In today’s populist era, central bank policy in liberal democracies needs to incorporate consideration of inequality-driven anger because it will likely be a strong influence on future political realities. In financial markets, the case for behavioural finance is well understood, and central banks can learn from this approach to incorporate behavioural macroeconomics into their reaction functions.
This is particularly important in Europe where there is complete aversion to meaningfully altering fiscal policy, even though tax policy plays a critical role in ‘correcting’ unfair income distribution effects resulting from monetary policy.
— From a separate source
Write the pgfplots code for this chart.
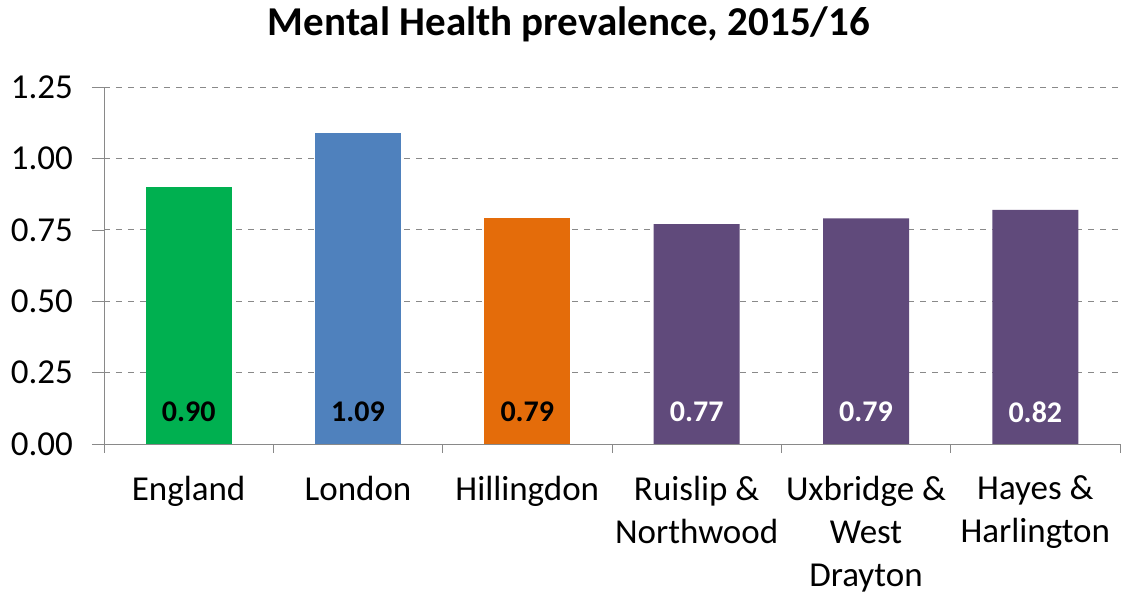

A major rethink of the European Central Bank’s (ECB) reaction function is urgently required. The bank needs a more focused, credible and visible commitment towards fulfilling its 2 per cent inflation target. It also urgently needs a broader set of policy tools such as targeted large-scale credit deployment to SMEs and mid/low-income groups, in spite of the potential risk of capital misallocation. This is especially true if the likelihood of another economic downturn continues to rise. Indeed, milder versions of money-financed fiscal policy, such as that seen during wartimes, needs to be put on the table as a serious option.
It is important to remember that if a serious downturn were to hit the single currency area, the consequent political implications would be more forcefully charged by the current rise in populism. The nature of democratically-elected government implies that if technocratic institutions such as the ECB continue to interpret their mandates in a narrow way, they may inadvertently add to the populist pressure.
Indeed, if this plays out, as we are seeing in Italy, it could have powerful knock-on effects on the shape and scope of the central bank’s mandate going forward, if not the future of the union itself.
All in all, avoiding a recession is an economic and political imperative as current paradigms are under serious threat of being permanently dislodged. The time has come to rethink central banks’ reaction function to reflect behavioural macroeconomics.